REQUIREMENTS - The records below must be copied in full; omit the images.

GIVEN DATA -
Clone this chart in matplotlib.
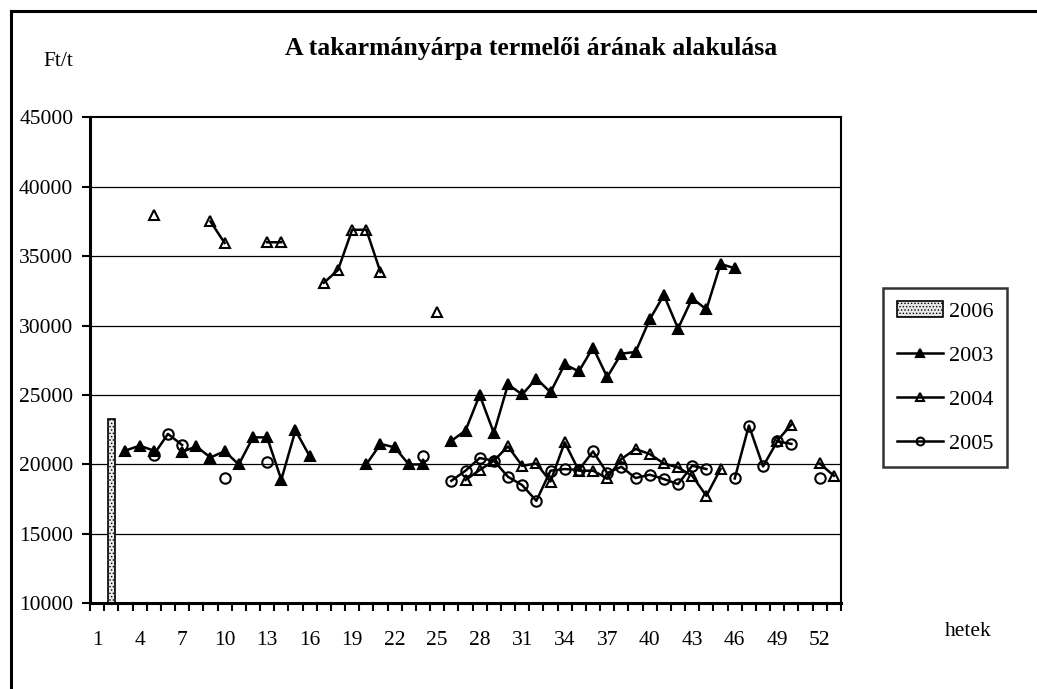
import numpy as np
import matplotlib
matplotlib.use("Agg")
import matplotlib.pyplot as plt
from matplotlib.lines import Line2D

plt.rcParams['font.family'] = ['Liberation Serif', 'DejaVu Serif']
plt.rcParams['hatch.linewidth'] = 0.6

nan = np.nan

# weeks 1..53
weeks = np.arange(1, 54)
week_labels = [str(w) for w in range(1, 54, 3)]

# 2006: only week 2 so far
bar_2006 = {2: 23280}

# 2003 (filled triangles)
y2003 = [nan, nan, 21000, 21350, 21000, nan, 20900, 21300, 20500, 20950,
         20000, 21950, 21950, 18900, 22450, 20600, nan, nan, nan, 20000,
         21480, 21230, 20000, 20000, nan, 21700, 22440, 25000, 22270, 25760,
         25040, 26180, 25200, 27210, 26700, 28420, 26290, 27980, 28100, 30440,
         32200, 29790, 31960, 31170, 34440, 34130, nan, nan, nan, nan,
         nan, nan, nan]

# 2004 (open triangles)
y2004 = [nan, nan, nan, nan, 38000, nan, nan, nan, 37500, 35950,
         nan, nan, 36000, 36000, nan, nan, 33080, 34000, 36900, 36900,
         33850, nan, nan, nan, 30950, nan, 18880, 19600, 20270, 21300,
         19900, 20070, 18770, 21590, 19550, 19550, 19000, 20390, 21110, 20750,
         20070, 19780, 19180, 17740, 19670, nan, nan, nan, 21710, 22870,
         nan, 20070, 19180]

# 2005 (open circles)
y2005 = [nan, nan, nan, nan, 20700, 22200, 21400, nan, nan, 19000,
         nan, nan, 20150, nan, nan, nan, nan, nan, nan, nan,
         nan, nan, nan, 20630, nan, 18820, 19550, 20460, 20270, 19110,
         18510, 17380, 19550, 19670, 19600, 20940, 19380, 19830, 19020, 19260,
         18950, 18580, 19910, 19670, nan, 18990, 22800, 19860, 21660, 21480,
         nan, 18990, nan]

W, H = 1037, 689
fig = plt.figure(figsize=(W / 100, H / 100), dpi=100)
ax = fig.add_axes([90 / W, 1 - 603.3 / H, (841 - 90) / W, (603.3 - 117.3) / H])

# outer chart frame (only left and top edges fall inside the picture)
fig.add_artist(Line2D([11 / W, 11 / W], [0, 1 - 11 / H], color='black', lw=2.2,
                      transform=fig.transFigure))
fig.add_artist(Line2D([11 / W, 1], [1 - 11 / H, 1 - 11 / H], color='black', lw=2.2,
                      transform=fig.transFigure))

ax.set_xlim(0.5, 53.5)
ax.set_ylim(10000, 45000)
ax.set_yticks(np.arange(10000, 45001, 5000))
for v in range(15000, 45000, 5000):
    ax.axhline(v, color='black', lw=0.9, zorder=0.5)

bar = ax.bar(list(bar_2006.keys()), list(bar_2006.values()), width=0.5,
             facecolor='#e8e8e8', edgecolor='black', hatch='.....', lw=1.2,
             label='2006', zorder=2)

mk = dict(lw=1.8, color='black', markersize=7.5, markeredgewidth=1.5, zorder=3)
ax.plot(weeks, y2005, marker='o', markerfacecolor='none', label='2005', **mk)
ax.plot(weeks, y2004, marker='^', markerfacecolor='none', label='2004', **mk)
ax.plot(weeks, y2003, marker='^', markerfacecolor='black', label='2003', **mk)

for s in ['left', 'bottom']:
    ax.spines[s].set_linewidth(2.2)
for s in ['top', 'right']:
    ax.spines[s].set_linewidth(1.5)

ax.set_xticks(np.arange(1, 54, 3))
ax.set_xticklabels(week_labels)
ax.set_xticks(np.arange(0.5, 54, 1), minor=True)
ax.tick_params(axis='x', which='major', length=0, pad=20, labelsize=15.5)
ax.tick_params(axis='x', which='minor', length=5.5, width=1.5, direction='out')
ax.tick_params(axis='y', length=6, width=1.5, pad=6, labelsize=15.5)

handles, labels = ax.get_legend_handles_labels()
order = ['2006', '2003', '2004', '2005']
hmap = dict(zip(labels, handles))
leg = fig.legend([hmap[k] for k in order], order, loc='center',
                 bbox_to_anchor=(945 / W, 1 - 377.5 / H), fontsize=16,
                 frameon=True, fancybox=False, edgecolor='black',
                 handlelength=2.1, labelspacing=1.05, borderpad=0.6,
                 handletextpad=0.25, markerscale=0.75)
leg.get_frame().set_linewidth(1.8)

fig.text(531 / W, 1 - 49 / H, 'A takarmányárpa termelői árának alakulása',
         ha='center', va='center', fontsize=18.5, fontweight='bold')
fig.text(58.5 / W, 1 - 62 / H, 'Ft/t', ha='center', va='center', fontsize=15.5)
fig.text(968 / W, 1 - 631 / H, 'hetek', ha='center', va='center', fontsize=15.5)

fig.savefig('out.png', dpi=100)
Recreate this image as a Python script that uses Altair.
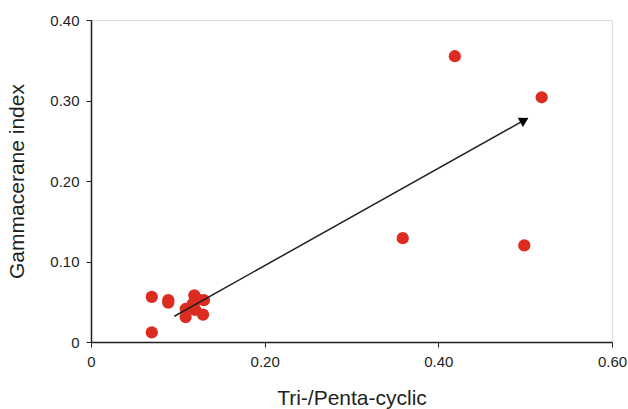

FULL ANSWER -
Clone this chart in matplotlib.
import numpy as np
import matplotlib
matplotlib.use("Agg")
import matplotlib.pyplot as plt
from matplotlib.lines import Line2D

plt.rcParams['font.family'] = ['Liberation Serif', 'DejaVu Serif']
plt.rcParams['hatch.linewidth'] = 0.6

nan = np.nan

# weeks 1..53
weeks = np.arange(1, 54)
week_labels = [str(w) for w in range(1, 54, 3)]

# 2006: only week 2 so far
bar_2006 = {2: 23280}

# 2003 (filled triangles)
y2003 = [nan, nan, 21000, 21350, 21000, nan, 20900, 21300, 20500, 20950,
         20000, 21950, 21950, 18900, 22450, 20600, nan, nan, nan, 20000,
         21480, 21230, 20000, 20000, nan, 21700, 22440, 25000, 22270, 25760,
         25040, 26180, 25200, 27210, 26700, 28420, 26290, 27980, 28100, 30440,
         32200, 29790, 31960, 31170, 34440, 34130, nan, nan, nan, nan,
         nan, nan, nan]

# 2004 (open triangles)
y2004 = [nan, nan, nan, nan, 38000, nan, nan, nan, 37500, 35950,
         nan, nan, 36000, 36000, nan, nan, 33080, 34000, 36900, 36900,
         33850, nan, nan, nan, 30950, nan, 18880, 19600, 20270, 21300,
         19900, 20070, 18770, 21590, 19550, 19550, 19000, 20390, 21110, 20750,
         20070, 19780, 19180, 17740, 19670, nan, nan, nan, 21710, 22870,
         nan, 20070, 19180]

# 2005 (open circles)
y2005 = [nan, nan, nan, nan, 20700, 22200, 21400, nan, nan, 19000,
         nan, nan, 20150, nan, nan, nan, nan, nan, nan, nan,
         nan, nan, nan, 20630, nan, 18820, 19550, 20460, 20270, 19110,
         18510, 17380, 19550, 19670, 19600, 20940, 19380, 19830, 19020, 19260,
         18950, 18580, 19910, 19670, nan, 18990, 22800, 19860, 21660, 21480,
         nan, 18990, nan]

W, H = 1037, 689
fig = plt.figure(figsize=(W / 100, H / 100), dpi=100)
ax = fig.add_axes([90 / W, 1 - 603.3 / H, (841 - 90) / W, (603.3 - 117.3) / H])

# outer chart frame (only left and top edges fall inside the picture)
fig.add_artist(Line2D([11 / W, 11 / W], [0, 1 - 11 / H], color='black', lw=2.2,
                      transform=fig.transFigure))
fig.add_artist(Line2D([11 / W, 1], [1 - 11 / H, 1 - 11 / H], color='black', lw=2.2,
                      transform=fig.transFigure))

ax.set_xlim(0.5, 53.5)
ax.set_ylim(10000, 45000)
ax.set_yticks(np.arange(10000, 45001, 5000))
for v in range(15000, 45000, 5000):
    ax.axhline(v, color='black', lw=0.9, zorder=0.5)

bar = ax.bar(list(bar_2006.keys()), list(bar_2006.values()), width=0.5,
             facecolor='#e8e8e8', edgecolor='black', hatch='.....', lw=1.2,
             label='2006', zorder=2)

mk = dict(lw=1.8, color='black', markersize=7.5, markeredgewidth=1.5, zorder=3)
ax.plot(weeks, y2005, marker='o', markerfacecolor='none', label='2005', **mk)
ax.plot(weeks, y2004, marker='^', markerfacecolor='none', label='2004', **mk)
ax.plot(weeks, y2003, marker='^', markerfacecolor='black', label='2003', **mk)

for s in ['left', 'bottom']:
    ax.spines[s].set_linewidth(2.2)
for s in ['top', 'right']:
    ax.spines[s].set_linewidth(1.5)

ax.set_xticks(np.arange(1, 54, 3))
ax.set_xticklabels(week_labels)
ax.set_xticks(np.arange(0.5, 54, 1), minor=True)
ax.tick_params(axis='x', which='major', length=0, pad=20, labelsize=15.5)
ax.tick_params(axis='x', which='minor', length=5.5, width=1.5, direction='out')
ax.tick_params(axis='y', length=6, width=1.5, pad=6, labelsize=15.5)

handles, labels = ax.get_legend_handles_labels()
order = ['2006', '2003', '2004', '2005']
hmap = dict(zip(labels, handles))
leg = fig.legend([hmap[k] for k in order], order, loc='center',
                 bbox_to_anchor=(945 / W, 1 - 377.5 / H), fontsize=16,
                 frameon=True, fancybox=False, edgecolor='black',
                 handlelength=2.1, labelspacing=1.05, borderpad=0.6,
                 handletextpad=0.25, markerscale=0.75)
leg.get_frame().set_linewidth(1.8)

fig.text(531 / W, 1 - 49 / H, 'A takarmányárpa termelői árának alakulása',
         ha='center', va='center', fontsize=18.5, fontweight='bold')
fig.text(58.5 / W, 1 - 62 / H, 'Ft/t', ha='center', va='center', fontsize=15.5)
fig.text(968 / W, 1 - 631 / H, 'hetek', ha='center', va='center', fontsize=15.5)

fig.savefig('out.png', dpi=100)
Recreate this image as a Python script that uses Altair.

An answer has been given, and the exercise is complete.